Reaching for the Stars

My op-ed in today's Canberra Times is on the importance of improving access to university.

We Can't Cut Our Way to Being a Clever Country, Canberra Times, 18 July 2014

Inhabiting planet earth just isn’t enough for Nicholas Badullovich. He dreams of working for NASA with space as the new frontier. As a Star Wars fan, the former Moruya High student is the youngest of five children and the first in his family to go to university. He is now studying science at the Australian National University.

This didn’t happen automatically. Nicholas had help through a Labor-championed and target-driven social equity program that aims to get more students from disadvantaged backgrounds into university.

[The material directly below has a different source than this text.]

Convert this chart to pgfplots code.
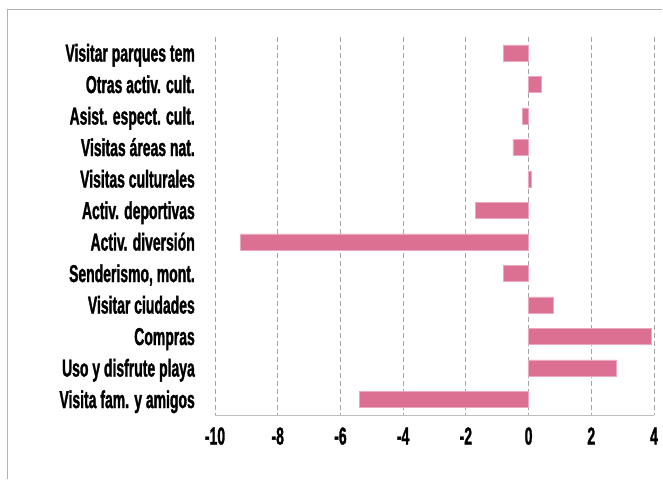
\documentclass[border=0pt]{standalone}
\usepackage{fontspec}
\usepackage{pgfplots}
\pgfplotsset{compat=1.18}
\newfontfamily\cond{Liberation Sans Bold}[FakeStretch=0.57, FakeBold=1.2]
\definecolor{barpink}{RGB}{220,112,146}
\begin{document}
\begin{tikzpicture}[x=1pt,y=1pt]
\useasboundingbox (0,0) rectangle (663,479);
\draw[black!30, line width=1pt] (7,0) -- (7,469) -- (662,469);
\begin{axis}[
  at={(215pt,64pt)}, anchor=south west,
  scale only axis, width=439pt, height=378pt,
  xmin=-10, xmax=4, ymin=-0.5, ymax=11.5,
  y dir=reverse,
  xbar, bar width=16pt, bar shift=0pt,
  xtick={-10,-8,-6,-4,-2,0,2,4},
  xticklabels={-10,-8,-6,-4,-2,0,2,4},
  ytick={0,...,11},
  yticklabels={Visitar parques tem,Otras activ. cult.,Asist. espect. cult.,Visitas áreas nat.,Visitas culturales,Activ. deportivas,Activ. diversión,{Senderismo, mont.},Visitar ciudades,Compras,Uso y disfrute playa,Visita fam. y amigos},
  major tick length=0pt,
  axis lines*=left, separate axis lines,
  y axis line style={draw=none},
  x axis line style={draw=black!25, line width=1pt, -},
  xmajorgrids,
  major grid style={black!35, dash pattern=on 5pt off 3pt, line width=1pt},
  extra x ticks={0}, extra x tick labels={},
  extra x tick style={grid style={black!65, dash pattern=on 5pt off 3pt, line width=1.2pt}},
  /pgf/number format/assume math mode=true,
  ticklabel style={font=\cond\fontsize{24.5}{26}\selectfont, inner sep=0pt},
  yticklabel style={anchor=base east, xshift=-20pt, yshift=-8.8pt},
  xticklabel style={anchor=base, yshift=-29.5pt},
]
\addplot[fill=barpink, draw=barpink!60, line width=0.5pt] coordinates {
  (-0.8,0) (0.4,1) (-0.2,2) (-0.5,3) (0.1,4) (-1.7,5)
  (-9.2,6) (-0.8,7) (0.8,8) (3.9,9) (2.8,10) (-5.4,11)
};
\end{axis}
\end{tikzpicture}
\end{document}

It’s called the Higher Education Participation and Partnership Program. The program works to ensure that Australians from disadvantaged backgrounds who have the ability to study at university get the opportunity to do so. It funds universities to undertake activities and implement strategies that improve access to undergraduate courses for people from disadvantaged backgrounds, as well as boosting the retention and completion rates of those students.

The participation and partnership program’s key target is that by 2020, 20% of higher education enrolments at undergraduate level should be students from disadvantaged backgrounds. This goal matters because people are our best assets and Australia’s future productivity will rely on a skilled and professional workforce.

With a letter of commendation from his school principal and visits to the Australian National University campus while at high school, Nicholas was able to jump real but invisible barriers. ‘There are lot of misconceptions about university. I never saw myself in academia before but came to see what was possible.’ Nicholas says his first year was tough but he’s now doing so well that he plans to go on to do a PhD.

In our region, fifteen regional high schools from Goulburn to the Snowy Mountains, Batemans Bay to the far south coast have partnered with the Australian National University and the University of Canberra to run camps, host visits by regional students and send undergraduates into high schools to raise awareness of tertiary study. Through the program, parents and carers also become familiar with university life, helping to develop ‘cultures of possibility’ that will spur students on to further study.

Education Minister Christopher Pyne slashed funding to the participation and partnership program in the May budget. The $51 million set aside for the program was cut by nine per cent. This government seems happy to let the postcode into which you are born define the destiny of young people like Nicholas, instead of supporting them to achieve their full potential.   

There’s early evidence that the program is meeting its main goal of increasing university access. Since 2010, offers to students from disadvantaged backgrounds in the participation and partnership program across our region have increased by 27%, and Australian National University enrolments have risen 28%. While it’s too early for reliable retention figures, that’s a significant increase in the number of young people accessing university.

Overall, the Rudd and Gillard Governments delivered a massive new injection of funding into universities. One in four students at Australian universities today is there because of Labor.

As with other participating institutions around the country, both the Australian National University and the University of Canberra have widened their catchment without compromising educational standards. They are also reaping the benefits of a more diverse university community. Let’s face it, as campus life is far more interesting when a cross-section of people can learn from each other’s life experiences.

There’s evidence that early investment in education can pay big dividends. While the outcomes of the participation and partnership program’s work with younger students won’t fully be known for a number of years, the program has enormous potential and should be given time to blossom. By cutting back funding for the program, Minister Pyne is effectively cutting off pathways to a better future for many young Australians.

Meanwhile, Nicholas Badullovich has become an Australian National University ‘Community Ambassador’ (what they call an ‘Aspiration Agent’ over at the University of Canberra); tutoring at a regional homework centre and mentoring others of school age to stretch their horizons so that they too plan for university study. He tells high school students that ‘no question is too silly’. 

Australia needs more stargazers like Nicholas. But we’ll have fewer if the government persists with its cuts to smart programs to encourage more first-in-family students to attend university. We can’t cut our way to being a clever country.

Andrew Leigh is the Shadow Assistant Treasurer and Member for Fraser.